Despite contract extension Telekom Baskets are worried about the future

Bonn · The Baskets and sponsor Telekom are continuing their cooperation for the time being. The contract will be extended by two years, but from 2023/24 onwards there will be considerably less money. The club is worried about the future.

 For at least one more year, Telekom's "T" will shine above the Baskets' home venue.

For at least one more year, Telekom's "T" will shine above the Baskets' home venue.

Foto: Fotograf: Norbert Ittermann/Norbert Ittermann

The General-Anzeiger already announced it last Thursday, now it has been officially announced: Baskets Bonn will continue to be called Telekom Baskets in the season starting at the end of September. The club and its long-time main and name sponsor Deutsche Telekom AG have agreed on this. The new contract between the Bundesliga basketball club and the Bonn-based global corporation runs until the summer of 2024, after which the successful cooperation will end after almost 30 years.

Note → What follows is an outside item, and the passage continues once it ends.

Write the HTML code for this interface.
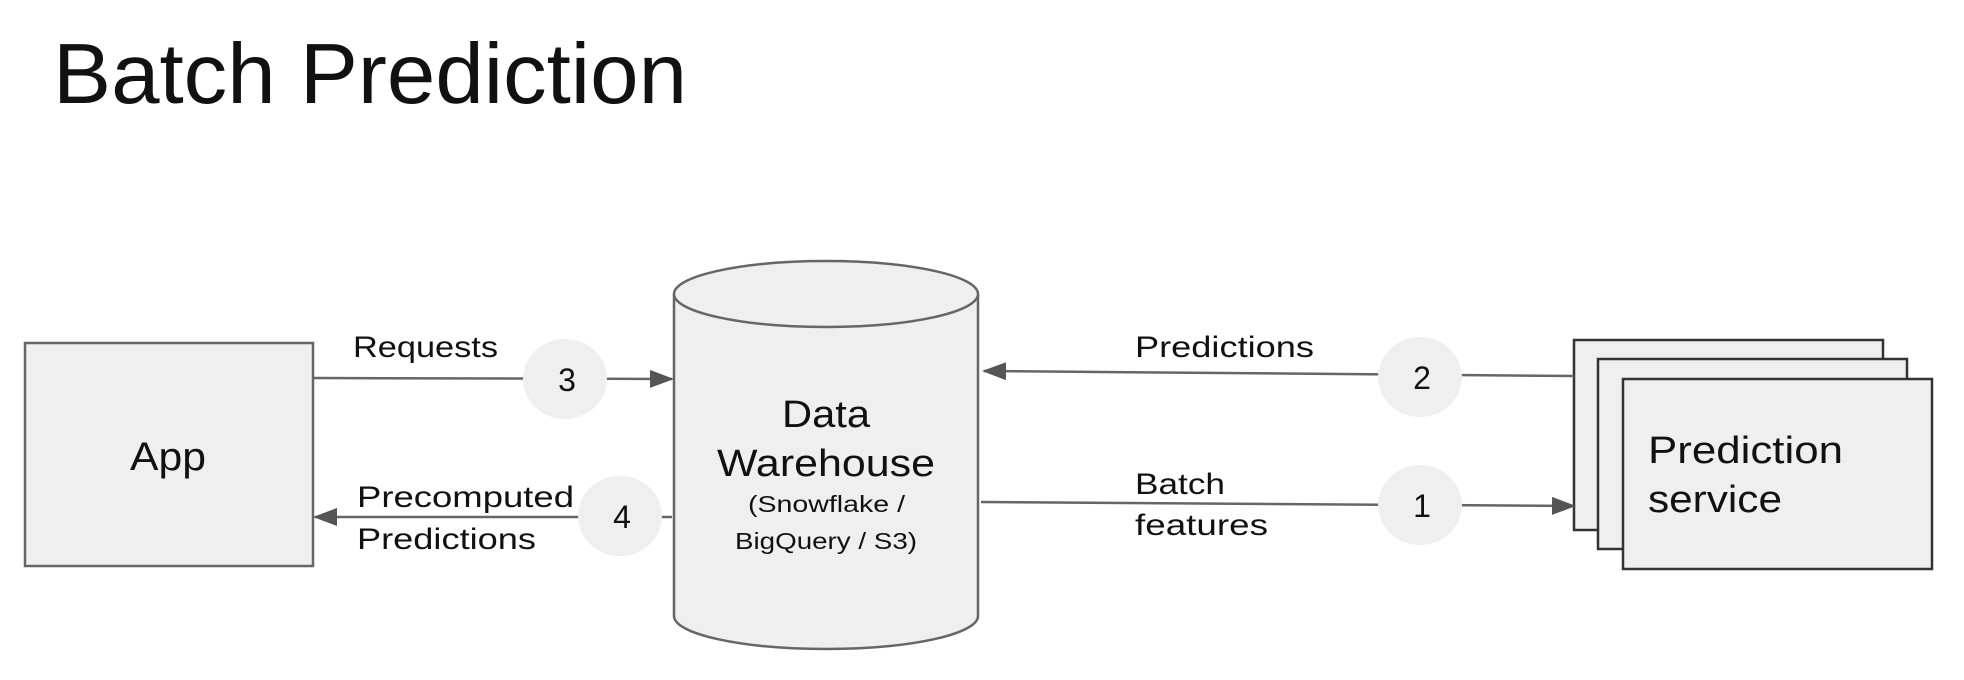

However, the Baskets will have to cope with a significantly smaller sponsorship package as of next year. While the same amount of money will flow to the Hardtberg in the 2022/23 season as in previous years, the Magenta subsidies will be reduced by around 40 percent in 2023/24. In return, the Baskets will have the opportunity to acquire a new title sponsor for the professional team as well as a name sponsor for their own hall from 1 July 2023. Telekom's support is not affected by this.

Coming season is economically secure

"This means that the rules for Telekom's withdrawal and the end of the decades-long partnership are contractually fixed," says Wolfgang Wiedlich, managing director of BonBas GmbH, which is the economic sponsor of the Bundesliga team and owner of the 6,000-seater arena including the training centre.

The coming season is thus economically secure for the time being. Nevertheless, the result of the negotiations poses "a great challenge for the club, especially since the Baskets have a high infrastructure cost apparatus in front of them with their own sports property," Wiedlich continues. The Telekom Dome costs the club about one million euros a year, which has to be earned by the professional section.

ProBaskets see difficult times ahead for the club

The ProBaskets, an association of medium-sized companies from the region that support the club, also see difficult times ahead for the club. Already in the 2023/24 season, there will be a seven-digit hole in the Baskets' budget, and after the end of the cooperation with Telekom, even half of the total budget will be missing, ProBaskets calculates. And at the same time criticises Telekom's strongly expanded sponsorship of the Bundesliga football team FC Bayern Munich.

"Of course, we have to respect Deutsche Telekom's decision. However, it is at least incomprehensible against the background that the company is at the same time considerably expanding its commitment to football in other cities, especially since this decision, at the company's headquarters of all places, is causing existential difficulties for the Bundesliga club in Bonn with the largest number of spectators and the only well-known one," says ProBaskets spokesman Alexander Knauss.

The hopes of encouraging Telekom to reconsider its withdrawal as name sponsor, originally announced last November for July 2022, have thus been dashed for the Baskets. An alternative way of covering the costs of the Bundesliga budget must be found quickly, as the application for a licence in the Basketball Bundesliga (BBL) together with proof of financing must be submitted by April 2023. "The time to develop a follow-up perspective for the Baskets is conceivably short," says Knauss.

Further hardship due to increased electricity and heating costs

After the enormous losses caused by the Corona pandemic and the associated ghost games, which hit the Bonn team particularly hard as the club with the highest average attendance in the BBL, the energy crisis has now doubled electricity and heating costs, causing further misery.

And Peter Mönnig, 1st Chairman of Baskets Bonn e.V., even sees the promotion of young talent in danger. The club invests around half a million euros annually from its own funds in its youth department with 500 children and 25 teams, two of which play in the junior national league. "It is not yet possible to foresee what effects the Telekom withdrawal will have on our youth work. A cost-intensive support structure has been built up here over many years, which we would like to maintain."